As well as a trio of pubs, Stoke Golding also has an Indian restaurant, so that's where we headed for some warming food (and it certainly helped warm the tent later that evening). They didn't serve Church End ale, but I did have a nice cold pint of Cobra lager, which was the perfect match with our chicken tikka-stuffed naan bread. My new favourite naan bread.

Monday dawned bright and sunny, which meant a happy morning drying out socks, a chance to read our books and drink copious amounts of campfire tea in the late summer sunshine. And, even better, the George and Dragon, normally shut at the start of the week, was open for the bank holiday for lunch and drinks.

After the Ewing spied and nabbed a homemade sausage roll and a gargantuan scotch egg to take home for later, I dove straight into a pint of the Old Englishman's Summer ale. Quickly chased with a pint of Gravedigger's ale, the wonderful roasty mild I had first sampled the day before, and my favourite of all their beers I tried over the weekend.

I was also overjoyed to see that they had faggots on the menu; one of my absolute faves and a must order whenever I see them, especially when served with the most glorious fresh cut chips, lurid mushy peas and  beefy gravy. Served piping hot, anointed with lashings of salt and gravy, there was no better plate of food to warm my, slightly damp and soggy, cockles. The Ewing also readily inhaled her fish and chips, hence the lack of photographic evidence.

Puds were of the resolutely old school variety which, again, filled me with little frisson of joy. Who could fail to be excited by a great wodge, of raisin-flecked, bread and butter pudding sitting in a lake of vanilla custard, or a paving slab of molten sticky toffee pudding in a lake of cold double cream. Both little moments of rib-sticking pleasure. 

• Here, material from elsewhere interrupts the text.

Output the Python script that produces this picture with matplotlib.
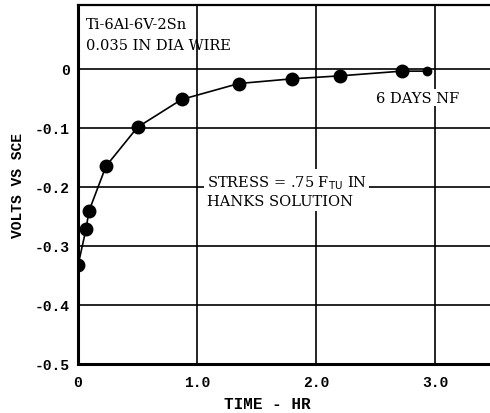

On our way out the village we found this blue plaque which, in a wonderfully banal way had been attached to someone's modern brick gatepost. I don't remember much from my history A Level, but I do remember reading that the Winter King passed a law that stated 'that no Gascony or Guienne wines should be imported into any part of his dominions.' He must have sampled a pint of the Goats Milk.